------ Dataset

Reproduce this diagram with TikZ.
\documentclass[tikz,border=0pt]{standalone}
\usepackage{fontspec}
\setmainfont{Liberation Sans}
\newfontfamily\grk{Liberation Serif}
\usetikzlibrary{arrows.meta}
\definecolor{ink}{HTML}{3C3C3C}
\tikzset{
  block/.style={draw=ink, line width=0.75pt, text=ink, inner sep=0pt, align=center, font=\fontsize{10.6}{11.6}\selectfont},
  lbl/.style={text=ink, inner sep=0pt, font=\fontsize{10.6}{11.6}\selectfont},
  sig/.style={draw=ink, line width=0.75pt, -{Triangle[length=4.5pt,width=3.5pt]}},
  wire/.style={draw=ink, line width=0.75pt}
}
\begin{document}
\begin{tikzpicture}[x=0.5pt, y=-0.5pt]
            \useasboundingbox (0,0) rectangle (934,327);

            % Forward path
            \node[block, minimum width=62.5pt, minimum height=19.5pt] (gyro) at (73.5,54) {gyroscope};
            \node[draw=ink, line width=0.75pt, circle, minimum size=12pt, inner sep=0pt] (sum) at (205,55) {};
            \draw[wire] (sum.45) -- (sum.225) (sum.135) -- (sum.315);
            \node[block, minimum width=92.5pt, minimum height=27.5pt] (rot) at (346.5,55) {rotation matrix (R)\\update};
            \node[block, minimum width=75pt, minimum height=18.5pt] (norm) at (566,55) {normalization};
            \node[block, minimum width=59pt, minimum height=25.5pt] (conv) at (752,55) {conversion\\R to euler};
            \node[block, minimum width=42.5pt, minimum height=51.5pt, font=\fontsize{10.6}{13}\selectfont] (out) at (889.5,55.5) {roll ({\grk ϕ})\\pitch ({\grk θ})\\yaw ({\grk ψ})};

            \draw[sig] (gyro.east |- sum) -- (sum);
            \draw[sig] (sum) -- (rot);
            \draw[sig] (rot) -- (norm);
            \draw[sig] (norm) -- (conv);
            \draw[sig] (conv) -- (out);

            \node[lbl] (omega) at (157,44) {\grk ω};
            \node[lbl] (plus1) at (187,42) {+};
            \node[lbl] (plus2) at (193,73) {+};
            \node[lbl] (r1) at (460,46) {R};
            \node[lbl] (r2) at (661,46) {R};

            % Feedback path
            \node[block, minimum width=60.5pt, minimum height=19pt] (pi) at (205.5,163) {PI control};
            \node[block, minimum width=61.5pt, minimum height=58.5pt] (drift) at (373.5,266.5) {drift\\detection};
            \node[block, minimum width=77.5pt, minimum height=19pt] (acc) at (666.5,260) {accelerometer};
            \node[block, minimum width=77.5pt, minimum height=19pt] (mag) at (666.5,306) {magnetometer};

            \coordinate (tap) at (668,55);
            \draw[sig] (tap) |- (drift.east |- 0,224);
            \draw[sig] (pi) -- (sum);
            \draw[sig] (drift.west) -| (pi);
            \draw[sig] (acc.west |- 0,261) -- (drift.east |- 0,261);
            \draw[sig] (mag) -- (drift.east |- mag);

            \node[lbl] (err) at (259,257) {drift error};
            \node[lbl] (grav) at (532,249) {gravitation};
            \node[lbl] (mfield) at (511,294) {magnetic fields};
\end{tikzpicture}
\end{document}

------------
------ Dataset

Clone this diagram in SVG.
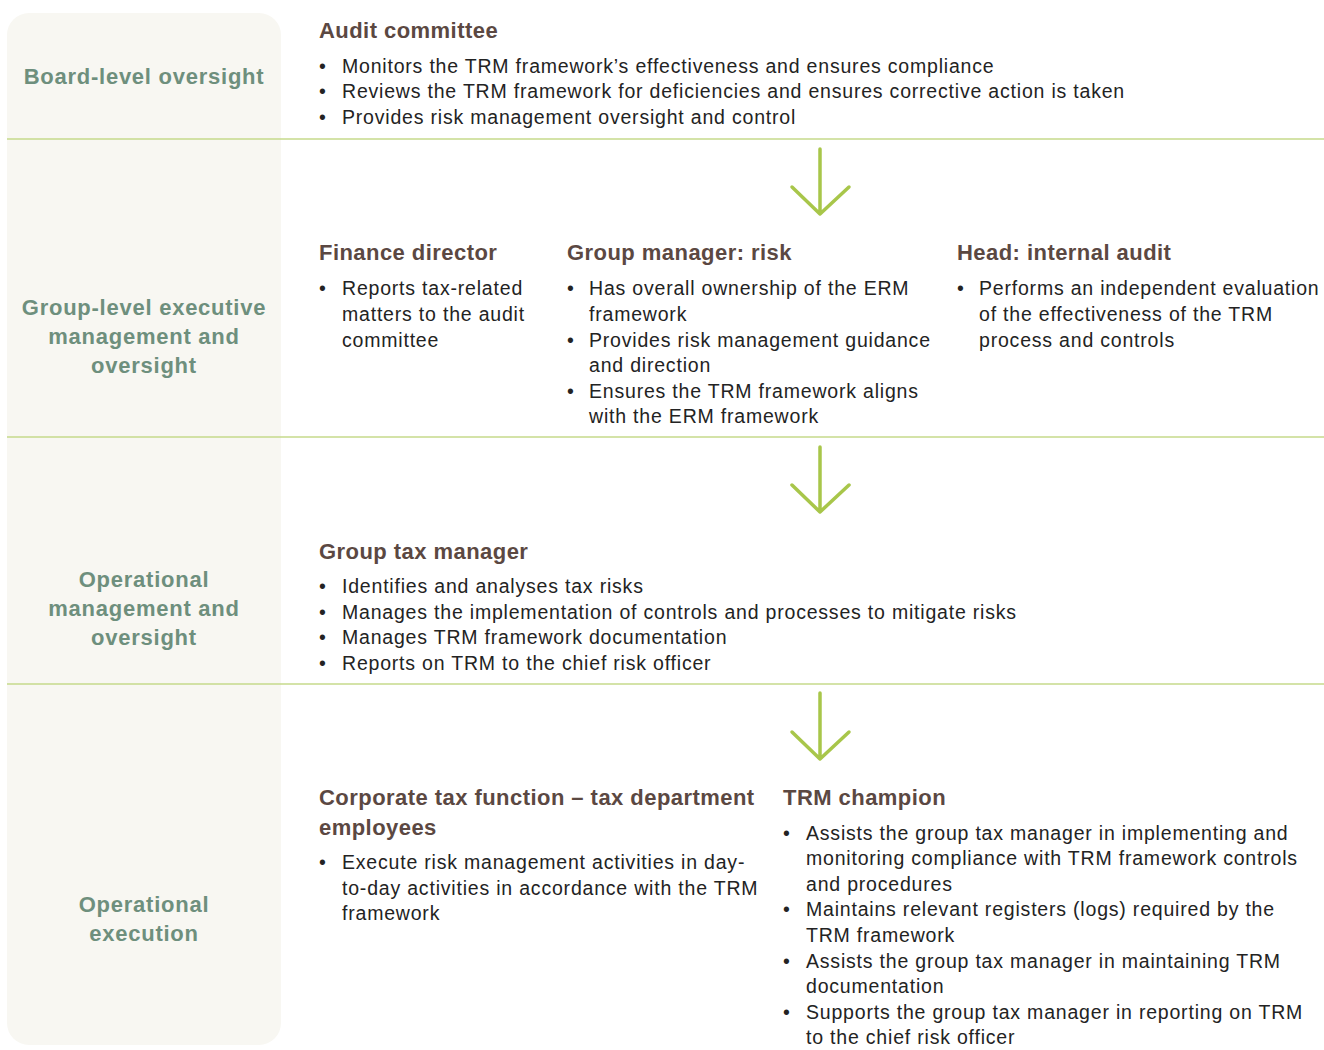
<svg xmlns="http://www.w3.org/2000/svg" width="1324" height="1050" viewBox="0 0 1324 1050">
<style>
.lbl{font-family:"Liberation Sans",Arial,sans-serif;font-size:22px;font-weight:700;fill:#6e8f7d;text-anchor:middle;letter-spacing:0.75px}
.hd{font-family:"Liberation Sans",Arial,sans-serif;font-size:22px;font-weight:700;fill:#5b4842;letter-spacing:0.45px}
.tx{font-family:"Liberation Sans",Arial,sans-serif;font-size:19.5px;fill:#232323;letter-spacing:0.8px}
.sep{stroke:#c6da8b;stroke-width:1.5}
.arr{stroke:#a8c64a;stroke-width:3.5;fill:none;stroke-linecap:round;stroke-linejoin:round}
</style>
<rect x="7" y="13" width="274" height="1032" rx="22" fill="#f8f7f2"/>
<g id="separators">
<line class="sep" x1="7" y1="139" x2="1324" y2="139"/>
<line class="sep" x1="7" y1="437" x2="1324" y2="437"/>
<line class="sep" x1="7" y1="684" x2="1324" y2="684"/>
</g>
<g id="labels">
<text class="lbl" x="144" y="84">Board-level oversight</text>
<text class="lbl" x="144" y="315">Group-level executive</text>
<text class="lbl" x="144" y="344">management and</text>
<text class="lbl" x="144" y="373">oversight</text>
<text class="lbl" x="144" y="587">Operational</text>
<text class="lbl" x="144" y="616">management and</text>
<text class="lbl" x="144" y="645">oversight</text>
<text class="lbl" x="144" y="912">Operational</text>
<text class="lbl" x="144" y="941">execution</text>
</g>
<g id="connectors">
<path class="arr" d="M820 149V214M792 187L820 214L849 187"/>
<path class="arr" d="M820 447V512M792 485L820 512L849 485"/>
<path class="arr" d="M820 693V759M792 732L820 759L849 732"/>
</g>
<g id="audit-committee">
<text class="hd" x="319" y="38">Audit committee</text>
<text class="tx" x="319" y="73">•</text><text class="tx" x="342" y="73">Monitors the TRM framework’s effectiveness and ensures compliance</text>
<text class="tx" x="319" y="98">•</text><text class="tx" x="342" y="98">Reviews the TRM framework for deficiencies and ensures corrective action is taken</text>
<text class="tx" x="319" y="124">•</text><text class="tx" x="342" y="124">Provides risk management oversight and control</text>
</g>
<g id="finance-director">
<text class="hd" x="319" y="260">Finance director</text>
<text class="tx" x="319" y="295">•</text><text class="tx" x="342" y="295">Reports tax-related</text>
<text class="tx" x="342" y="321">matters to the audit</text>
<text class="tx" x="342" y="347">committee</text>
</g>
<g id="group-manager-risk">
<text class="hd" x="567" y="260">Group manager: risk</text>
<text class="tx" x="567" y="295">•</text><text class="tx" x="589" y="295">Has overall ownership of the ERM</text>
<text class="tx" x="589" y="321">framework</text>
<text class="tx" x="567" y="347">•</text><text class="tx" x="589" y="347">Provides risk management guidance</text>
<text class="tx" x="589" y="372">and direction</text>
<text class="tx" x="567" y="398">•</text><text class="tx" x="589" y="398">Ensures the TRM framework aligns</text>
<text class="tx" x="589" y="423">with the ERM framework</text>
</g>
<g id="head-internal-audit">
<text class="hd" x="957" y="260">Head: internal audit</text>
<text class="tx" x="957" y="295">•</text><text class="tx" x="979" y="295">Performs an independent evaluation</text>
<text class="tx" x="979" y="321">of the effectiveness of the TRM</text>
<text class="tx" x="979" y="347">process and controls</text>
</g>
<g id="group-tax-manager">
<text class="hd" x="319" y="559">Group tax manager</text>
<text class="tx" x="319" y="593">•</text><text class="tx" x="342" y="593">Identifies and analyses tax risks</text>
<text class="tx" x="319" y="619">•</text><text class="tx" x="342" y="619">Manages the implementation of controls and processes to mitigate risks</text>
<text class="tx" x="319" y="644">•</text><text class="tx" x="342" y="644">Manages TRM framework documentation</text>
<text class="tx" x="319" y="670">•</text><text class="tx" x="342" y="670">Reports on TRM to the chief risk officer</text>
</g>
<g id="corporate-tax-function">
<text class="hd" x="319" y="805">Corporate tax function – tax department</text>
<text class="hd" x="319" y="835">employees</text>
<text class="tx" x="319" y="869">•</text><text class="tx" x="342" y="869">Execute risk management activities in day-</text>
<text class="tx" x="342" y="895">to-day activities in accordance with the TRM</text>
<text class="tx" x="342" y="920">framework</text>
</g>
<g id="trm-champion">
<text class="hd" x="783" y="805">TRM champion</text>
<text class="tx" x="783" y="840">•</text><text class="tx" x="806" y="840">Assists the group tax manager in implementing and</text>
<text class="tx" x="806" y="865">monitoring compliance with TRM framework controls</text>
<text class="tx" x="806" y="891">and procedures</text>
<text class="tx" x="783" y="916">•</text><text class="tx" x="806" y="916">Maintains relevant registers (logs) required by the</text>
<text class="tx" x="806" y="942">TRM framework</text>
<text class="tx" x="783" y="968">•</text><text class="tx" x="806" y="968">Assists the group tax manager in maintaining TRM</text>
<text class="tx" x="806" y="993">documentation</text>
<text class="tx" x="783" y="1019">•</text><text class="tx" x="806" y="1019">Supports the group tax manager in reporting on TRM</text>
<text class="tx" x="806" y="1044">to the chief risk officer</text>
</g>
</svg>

------------
------ Dataset

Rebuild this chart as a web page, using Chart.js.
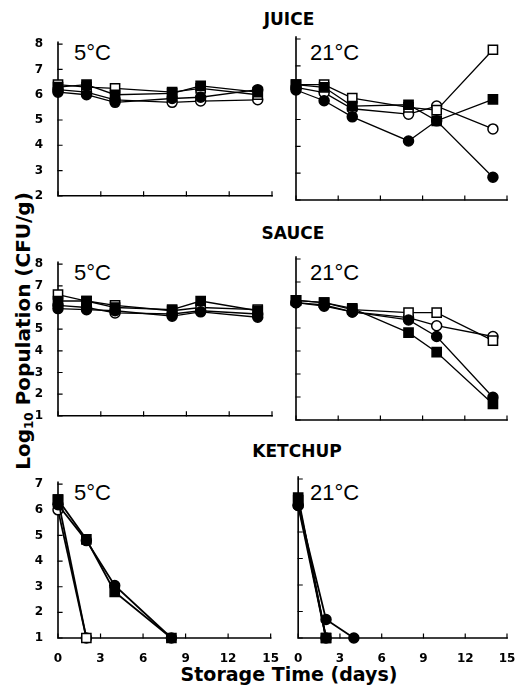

------------

* Problem statement *
Return exactly the lines from the line that has "Reproduce this diagram with TikZ." to the line that has "(r2) at (661,46)", both of them included.

* Task response *
Reproduce this diagram with TikZ.
\documentclass[tikz,border=0pt]{standalone}
\usepackage{fontspec}
\setmainfont{Liberation Sans}
\newfontfamily\grk{Liberation Serif}
\usetikzlibrary{arrows.meta}
\definecolor{ink}{HTML}{3C3C3C}
\tikzset{
  block/.style={draw=ink, line width=0.75pt, text=ink, inner sep=0pt, align=center, font=\fontsize{10.6}{11.6}\selectfont},
  lbl/.style={text=ink, inner sep=0pt, font=\fontsize{10.6}{11.6}\selectfont},
  sig/.style={draw=ink, line width=0.75pt, -{Triangle[length=4.5pt,width=3.5pt]}},
  wire/.style={draw=ink, line width=0.75pt}
}
\begin{document}
\begin{tikzpicture}[x=0.5pt, y=-0.5pt]
            \useasboundingbox (0,0) rectangle (934,327);

            % Forward path
            \node[block, minimum width=62.5pt, minimum height=19.5pt] (gyro) at (73.5,54) {gyroscope};
            \node[draw=ink, line width=0.75pt, circle, minimum size=12pt, inner sep=0pt] (sum) at (205,55) {};
            \draw[wire] (sum.45) -- (sum.225) (sum.135) -- (sum.315);
            \node[block, minimum width=92.5pt, minimum height=27.5pt] (rot) at (346.5,55) {rotation matrix (R)\\update};
            \node[block, minimum width=75pt, minimum height=18.5pt] (norm) at (566,55) {normalization};
            \node[block, minimum width=59pt, minimum height=25.5pt] (conv) at (752,55) {conversion\\R to euler};
            \node[block, minimum width=42.5pt, minimum height=51.5pt, font=\fontsize{10.6}{13}\selectfont] (out) at (889.5,55.5) {roll ({\grk ϕ})\\pitch ({\grk θ})\\yaw ({\grk ψ})};

            \draw[sig] (gyro.east |- sum) -- (sum);
            \draw[sig] (sum) -- (rot);
            \draw[sig] (rot) -- (norm);
            \draw[sig] (norm) -- (conv);
            \draw[sig] (conv) -- (out);

            \node[lbl] (omega) at (157,44) {\grk ω};
            \node[lbl] (plus1) at (187,42) {+};
            \node[lbl] (plus2) at (193,73) {+};
            \node[lbl] (r1) at (460,46) {R};
            \node[lbl] (r2) at (661,46) {R};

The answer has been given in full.